* Begin SUPPLIED MATERIAL *

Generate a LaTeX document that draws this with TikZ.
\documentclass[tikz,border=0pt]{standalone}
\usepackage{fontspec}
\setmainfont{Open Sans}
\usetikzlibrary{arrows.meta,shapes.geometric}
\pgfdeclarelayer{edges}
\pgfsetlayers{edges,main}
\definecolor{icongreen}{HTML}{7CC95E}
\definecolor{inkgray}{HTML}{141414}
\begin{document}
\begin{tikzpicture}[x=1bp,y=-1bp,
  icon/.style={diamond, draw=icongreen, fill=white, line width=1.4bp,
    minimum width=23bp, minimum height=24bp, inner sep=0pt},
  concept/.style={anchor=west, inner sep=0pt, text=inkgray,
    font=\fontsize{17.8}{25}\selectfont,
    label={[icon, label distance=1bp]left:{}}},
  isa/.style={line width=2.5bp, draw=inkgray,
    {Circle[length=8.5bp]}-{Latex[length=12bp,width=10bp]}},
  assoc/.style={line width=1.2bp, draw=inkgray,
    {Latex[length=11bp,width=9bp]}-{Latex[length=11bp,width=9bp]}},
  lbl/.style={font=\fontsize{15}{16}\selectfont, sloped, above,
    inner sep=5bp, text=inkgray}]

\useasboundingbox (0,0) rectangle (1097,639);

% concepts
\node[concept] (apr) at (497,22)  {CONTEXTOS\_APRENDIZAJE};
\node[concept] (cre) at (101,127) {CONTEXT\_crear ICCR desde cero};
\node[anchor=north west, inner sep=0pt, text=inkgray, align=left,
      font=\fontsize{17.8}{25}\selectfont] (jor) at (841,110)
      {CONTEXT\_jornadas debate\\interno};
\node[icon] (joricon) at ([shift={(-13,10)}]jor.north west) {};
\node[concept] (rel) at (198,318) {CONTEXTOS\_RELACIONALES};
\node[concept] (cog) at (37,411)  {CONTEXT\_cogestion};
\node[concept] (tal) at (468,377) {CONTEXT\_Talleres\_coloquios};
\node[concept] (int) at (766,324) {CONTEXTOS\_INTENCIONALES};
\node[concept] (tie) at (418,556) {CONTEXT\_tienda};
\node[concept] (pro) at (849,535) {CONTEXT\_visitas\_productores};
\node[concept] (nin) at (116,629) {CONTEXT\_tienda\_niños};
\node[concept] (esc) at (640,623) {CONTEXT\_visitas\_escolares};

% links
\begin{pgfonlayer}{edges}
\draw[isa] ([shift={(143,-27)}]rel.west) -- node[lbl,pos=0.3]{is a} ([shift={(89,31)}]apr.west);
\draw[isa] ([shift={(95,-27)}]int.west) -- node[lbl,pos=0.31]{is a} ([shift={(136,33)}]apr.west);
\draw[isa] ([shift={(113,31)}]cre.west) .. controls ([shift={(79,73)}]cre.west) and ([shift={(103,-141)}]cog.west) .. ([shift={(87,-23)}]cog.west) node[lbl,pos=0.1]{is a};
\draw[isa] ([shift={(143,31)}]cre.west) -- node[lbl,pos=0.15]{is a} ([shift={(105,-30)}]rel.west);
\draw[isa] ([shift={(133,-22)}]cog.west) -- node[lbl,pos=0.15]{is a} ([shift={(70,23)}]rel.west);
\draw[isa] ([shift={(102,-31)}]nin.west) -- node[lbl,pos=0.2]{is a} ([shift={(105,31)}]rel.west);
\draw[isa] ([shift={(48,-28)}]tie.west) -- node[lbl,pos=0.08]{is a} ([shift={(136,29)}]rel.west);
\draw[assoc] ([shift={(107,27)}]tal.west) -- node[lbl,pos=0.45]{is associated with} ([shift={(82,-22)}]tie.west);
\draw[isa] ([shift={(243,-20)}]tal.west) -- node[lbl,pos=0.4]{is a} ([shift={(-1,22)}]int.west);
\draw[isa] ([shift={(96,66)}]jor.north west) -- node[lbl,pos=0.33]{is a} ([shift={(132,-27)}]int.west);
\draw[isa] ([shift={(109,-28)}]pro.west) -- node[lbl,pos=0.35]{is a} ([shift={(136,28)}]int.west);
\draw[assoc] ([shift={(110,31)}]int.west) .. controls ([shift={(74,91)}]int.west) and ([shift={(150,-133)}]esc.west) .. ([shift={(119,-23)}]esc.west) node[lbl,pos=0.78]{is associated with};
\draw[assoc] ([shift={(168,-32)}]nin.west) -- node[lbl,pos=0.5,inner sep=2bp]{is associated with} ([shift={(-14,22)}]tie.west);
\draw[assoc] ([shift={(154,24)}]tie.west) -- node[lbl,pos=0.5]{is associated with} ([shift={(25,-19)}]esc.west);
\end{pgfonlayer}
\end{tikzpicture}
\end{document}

* End SUPPLIED MATERIAL *

OBJECTIVE - Recite the full listing above exactly.

EXERCISE ANSWER -
Generate a LaTeX document that draws this with TikZ.
\documentclass[tikz,border=0pt]{standalone}
\usepackage{fontspec}
\setmainfont{Open Sans}
\usetikzlibrary{arrows.meta,shapes.geometric}
\pgfdeclarelayer{edges}
\pgfsetlayers{edges,main}
\definecolor{icongreen}{HTML}{7CC95E}
\definecolor{inkgray}{HTML}{141414}
\begin{document}
\begin{tikzpicture}[x=1bp,y=-1bp,
  icon/.style={diamond, draw=icongreen, fill=white, line width=1.4bp,
    minimum width=23bp, minimum height=24bp, inner sep=0pt},
  concept/.style={anchor=west, inner sep=0pt, text=inkgray,
    font=\fontsize{17.8}{25}\selectfont,
    label={[icon, label distance=1bp]left:{}}},
  isa/.style={line width=2.5bp, draw=inkgray,
    {Circle[length=8.5bp]}-{Latex[length=12bp,width=10bp]}},
  assoc/.style={line width=1.2bp, draw=inkgray,
    {Latex[length=11bp,width=9bp]}-{Latex[length=11bp,width=9bp]}},
  lbl/.style={font=\fontsize{15}{16}\selectfont, sloped, above,
    inner sep=5bp, text=inkgray}]

\useasboundingbox (0,0) rectangle (1097,639);

% concepts
\node[concept] (apr) at (497,22)  {CONTEXTOS\_APRENDIZAJE};
\node[concept] (cre) at (101,127) {CONTEXT\_crear ICCR desde cero};
\node[anchor=north west, inner sep=0pt, text=inkgray, align=left,
      font=\fontsize{17.8}{25}\selectfont] (jor) at (841,110)
      {CONTEXT\_jornadas debate\\interno};
\node[icon] (joricon) at ([shift={(-13,10)}]jor.north west) {};
\node[concept] (rel) at (198,318) {CONTEXTOS\_RELACIONALES};
\node[concept] (cog) at (37,411)  {CONTEXT\_cogestion};
\node[concept] (tal) at (468,377) {CONTEXT\_Talleres\_coloquios};
\node[concept] (int) at (766,324) {CONTEXTOS\_INTENCIONALES};
\node[concept] (tie) at (418,556) {CONTEXT\_tienda};
\node[concept] (pro) at (849,535) {CONTEXT\_visitas\_productores};
\node[concept] (nin) at (116,629) {CONTEXT\_tienda\_niños};
\node[concept] (esc) at (640,623) {CONTEXT\_visitas\_escolares};

% links
\begin{pgfonlayer}{edges}
\draw[isa] ([shift={(143,-27)}]rel.west) -- node[lbl,pos=0.3]{is a} ([shift={(89,31)}]apr.west);
\draw[isa] ([shift={(95,-27)}]int.west) -- node[lbl,pos=0.31]{is a} ([shift={(136,33)}]apr.west);
\draw[isa] ([shift={(113,31)}]cre.west) .. controls ([shift={(79,73)}]cre.west) and ([shift={(103,-141)}]cog.west) .. ([shift={(87,-23)}]cog.west) node[lbl,pos=0.1]{is a};
\draw[isa] ([shift={(143,31)}]cre.west) -- node[lbl,pos=0.15]{is a} ([shift={(105,-30)}]rel.west);
\draw[isa] ([shift={(133,-22)}]cog.west) -- node[lbl,pos=0.15]{is a} ([shift={(70,23)}]rel.west);
\draw[isa] ([shift={(102,-31)}]nin.west) -- node[lbl,pos=0.2]{is a} ([shift={(105,31)}]rel.west);
\draw[isa] ([shift={(48,-28)}]tie.west) -- node[lbl,pos=0.08]{is a} ([shift={(136,29)}]rel.west);
\draw[assoc] ([shift={(107,27)}]tal.west) -- node[lbl,pos=0.45]{is associated with} ([shift={(82,-22)}]tie.west);
\draw[isa] ([shift={(243,-20)}]tal.west) -- node[lbl,pos=0.4]{is a} ([shift={(-1,22)}]int.west);
\draw[isa] ([shift={(96,66)}]jor.north west) -- node[lbl,pos=0.33]{is a} ([shift={(132,-27)}]int.west);
\draw[isa] ([shift={(109,-28)}]pro.west) -- node[lbl,pos=0.35]{is a} ([shift={(136,28)}]int.west);
\draw[assoc] ([shift={(110,31)}]int.west) .. controls ([shift={(74,91)}]int.west) and ([shift={(150,-133)}]esc.west) .. ([shift={(119,-23)}]esc.west) node[lbl,pos=0.78]{is associated with};
\draw[assoc] ([shift={(168,-32)}]nin.west) -- node[lbl,pos=0.5,inner sep=2bp]{is associated with} ([shift={(-14,22)}]tie.west);
\draw[assoc] ([shift={(154,24)}]tie.west) -- node[lbl,pos=0.5]{is associated with} ([shift={(25,-19)}]esc.west);
\end{pgfonlayer}
\end{tikzpicture}
\end{document}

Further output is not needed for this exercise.